Temperature float64 `json:"temperature"`
// MaxTokens limits the maximum tokens in the response.
MaxTokens int `json:"max_tokens"`
// StopWords specifies sequences where generation should stop.
StopWords []string `json:"stop_words"`
// TopP controls diversity via nucleus sampling (0.0 to 1.0).
TopP float64 `json:"top_p"`
// TopK limits sampling to top K tokens.
TopK int `json:"top_k"`
// Seed sets a deterministic seed for reproducible outputs.
Seed int `json:"seed"`
// Metadata contains additional provider-specific options.
Metadata map[string]any `json:"metadata,omitempty"`
// StreamingFunc is called for each chunk when streaming is enabled.
StreamingFunc func(ctx context.Context, chunk []byte) error `json:"-"`
}
CallOptions contains configurable options for LLM generation calls.
type LLMReranker ¶ added in v0.15.0
type LLMReranker struct {
// contains filtered or unexported fields
}
LLMReranker uses an LLM to rerank documents by relevance to a query. It evaluates each document in parallel with configurable concurrency.
func NewLLMReranker ¶ added in v0.15.0
func NewLLMReranker(model Model, opts ...LLMRerankerOption) *LLMReranker
NewLLMReranker creates a new LLM-based reranker. By default, it uses 5 concurrent operations and the default prompt.
func (*LLMReranker) Rerank ¶ added in v0.15.0
func (r *LLMReranker) Rerank(ctx context.Context, query string, docs []schema.Document) ([]schema.ScoredDocument, error)
Rerank reranks documents by relevance to the query using the LLM. Documents are evaluated in parallel and sorted by score descending.
type LLMRerankerOption ¶ added in v0.15.0
type LLMRerankerOption func(*LLMReranker)
LLMRerankerOption configures an LLMReranker.
func WithConcurrency ¶ added in v0.15.0
func WithConcurrency(c int) LLMRerankerOption
WithConcurrency sets the number of concurrent reranking operations.
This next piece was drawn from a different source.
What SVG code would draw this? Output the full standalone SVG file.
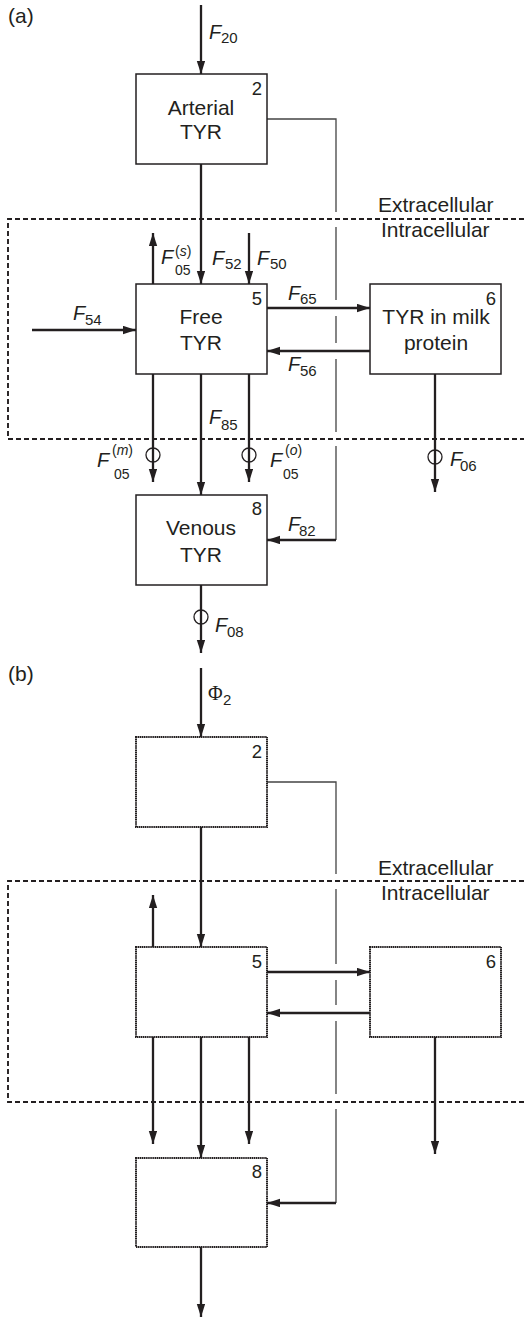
<svg xmlns="http://www.w3.org/2000/svg" width="524" height="1317" viewBox="0 0 524 1317">
<style>
.box{fill:#fff;stroke:#231f20;stroke-width:1.5}
.boxd{fill:#fff;stroke:#231f20;stroke-width:2;stroke-dasharray:1.4 0.5}
.arr{stroke:#231f20;stroke-width:2.3;fill:none;marker-end:url(#ah)}
.thin{stroke:#444;stroke-width:1.3;fill:none}
.dash{stroke:#231f20;stroke-width:1.9;stroke-dasharray:5 3;fill:none}
.circ{fill:none;stroke:#231f20;stroke-width:1.3}
text{font-family:"Liberation Sans",Arial,sans-serif;fill:#231f20}
.lbl{font-size:21px;text-anchor:middle}
.reg{font-size:21px}
.num{font-size:18.5px;text-anchor:end}
.F{font-size:20px;font-style:italic}
.sub{font-size:15px;font-style:normal}
.s2{font-size:14px;font-style:normal}
.phi{font-family:"Liberation Serif","Times New Roman",serif;font-size:20px}
</style>
<defs>
<marker id="ah" markerUnits="userSpaceOnUse" markerWidth="14" markerHeight="9" refX="13" refY="4.2" orient="auto">
<path d="M0,0 L13,4.2 L0,8.4 z" fill="#231f20"/>
</marker>
</defs>

<text class="reg" x="8" y="23">(a)</text>
<text class="reg" x="8" y="681">(b)</text>

<!-- Part (a) -->
<g id="regions-a">
<path class="dash" d="M524,219 H8 V439 H524"/>
<text class="reg" x="378" y="212">Extracellular</text>
<text class="reg" x="381" y="237">Intracellular</text>
</g>

<g id="connectors-a">
<path class="thin" d="M267,119 H336 V212 M336,227 V300 M336,316 V343 M336,359 V432 M336,446 V540"/>
<path class="arr" d="M201,5 V74"/>
<path class="arr" d="M201,164 V284"/>
<path class="arr" d="M153,284 V233"/>
<path class="arr" d="M249,233 V284"/>
<path class="arr" d="M32,330 H136"/>
<path class="arr" d="M267,308 H370"/>
<path class="arr" d="M370,351 H267"/>
<path class="arr" d="M153,374 V482"/>
<path class="arr" d="M201,374 V495"/>
<path class="arr" d="M249,374 V482"/>
<path class="arr" d="M435,374 V492"/>
<path class="arr" d="M336,540 H267"/>
<path class="arr" d="M201,585 V653"/>
<circle class="circ" cx="153" cy="455" r="7"/>
<circle class="circ" cx="249" cy="455" r="7"/>
<circle class="circ" cx="435" cy="457" r="7"/>
<circle class="circ" cx="201" cy="617" r="7"/>
<text class="F" x="209" y="39">F</text><text class="sub" x="221" y="43">20</text>
<text class="F" x="161" y="264">F</text><text class="s2" x="175" y="256">(<tspan font-style="italic">s</tspan>)</text><text class="s2" x="175" y="275">05</text>
<text class="F" x="212" y="265">F</text><text class="sub" x="225" y="269">52</text>
<text class="F" x="257" y="265">F</text><text class="sub" x="270" y="269">50</text>
<text class="F" x="73" y="320">F</text><text class="sub" x="85" y="325">54</text>
<text class="F" x="288" y="300">F</text><text class="sub" x="300" y="304">65</text>
<text class="F" x="288" y="371">F</text><text class="sub" x="300" y="376">56</text>
<text class="F" x="209" y="424">F</text><text class="sub" x="221" y="430">85</text>
<text class="F" x="97" y="467">F</text><text class="s2" x="112" y="455">(<tspan font-style="italic">m</tspan>)</text><text class="s2" x="114" y="479">05</text>
<text class="F" x="270" y="467">F</text><text class="s2" x="285" y="455">(<tspan font-style="italic">o</tspan>)</text><text class="s2" x="283" y="479">05</text>
<text class="F" x="450" y="466">F</text><text class="sub" x="460" y="471">06</text>
<text class="F" x="288" y="531">F</text><text class="sub" x="299" y="536">82</text>
<text class="F" x="215" y="632">F</text><text class="sub" x="227" y="637">08</text>
</g>

<g id="node-a2">
<rect class="box" x="136" y="74" width="131" height="90"/>
<text class="num" x="262" y="95">2</text>
<text class="lbl" x="201" y="115">Arterial</text>
<text class="lbl" x="201" y="139">TYR</text>
</g>
<g id="node-a5">
<rect class="box" x="136" y="284" width="131" height="90"/>
<text class="num" x="262" y="305">5</text>
<text class="lbl" x="201" y="324">Free</text>
<text class="lbl" x="201" y="350">TYR</text>
</g>
<g id="node-a6">
<rect class="box" x="370" y="284" width="131" height="90"/>
<text class="num" x="496" y="305">6</text>
<text class="lbl" x="436" y="324">TYR in milk</text>
<text class="lbl" x="436" y="350">protein</text>
</g>
<g id="node-a8">
<rect class="box" x="136" y="495" width="131" height="90"/>
<text class="num" x="262" y="515">8</text>
<text class="lbl" x="201" y="535">Venous</text>
<text class="lbl" x="201" y="562">TYR</text>
</g>

<!-- Part (b) -->
<g transform="translate(0,663)">
<g id="regions-b">
<path class="dash" d="M524,218 H8 V439 H524"/>
<text class="reg" x="378" y="212">Extracellular</text>
<text class="reg" x="381" y="237">Intracellular</text>
</g>
<g id="connectors-b">
<path class="thin" d="M267,119 H336 V211 M336,226 V301 M336,317 V342 M336,358 V431 M336,446 V540"/>
<path class="arr" d="M201,5 V74"/>
<path class="arr" d="M201,164 V284"/>
<path class="arr" d="M153,284 V232"/>
<path class="arr" d="M267,309 H370"/>
<path class="arr" d="M370,350 H267"/>
<path class="arr" d="M153,374 V481"/>
<path class="arr" d="M201,374 V495"/>
<path class="arr" d="M249,374 V481"/>
<path class="arr" d="M435,374 V491"/>
<path class="arr" d="M336,540 H267"/>
<path class="arr" d="M201,584 V654"/>
<text class="phi" x="208" y="37">Φ</text><text class="sub" x="223" y="42">2</text>
</g>
<g id="node-b2">
<rect class="boxd" x="136" y="74" width="131" height="90"/>
<text class="num" x="262" y="95">2</text>
</g>
<g id="node-b5">
<rect class="boxd" x="136" y="284" width="131" height="90"/>
<text class="num" x="262" y="305">5</text>
</g>
<g id="node-b6">
<rect class="boxd" x="370" y="284" width="131" height="90"/>
<text class="num" x="496" y="305">6</text>
</g>
<g id="node-b8">
<rect class="boxd" x="136" y="495" width="131" height="89"/>
<text class="num" x="262" y="515">8</text>
</g>
</g>
</svg>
Values <= 0 are ignored, keeping the default of 5.
func WithPrompt ¶ added in v0.15.0
func WithPrompt(p string) LLMRerankerOption
WithPrompt sets a custom prompt template for reranking. The template receives .Query, .Content, and all document metadata fields.
type Model ¶
type Model interface {
// GenerateContent generates a response from the LLM given a conversation history.
// Use this for multi-turn conversations or when you need access to full response metadata.
GenerateContent(ctx context.Context, messages []schema.MessageContent, options ...CallOption) (*schema.ContentResponse, error)
// Call is a convenience method for single-turn prompts.
// It returns the generated text directly.
Call(ctx context.Context, prompt string, options ...CallOption) (string, error)
}
Model is the interface for LLM providers. Implementations support both single-turn and multi-turn conversations with optional streaming support.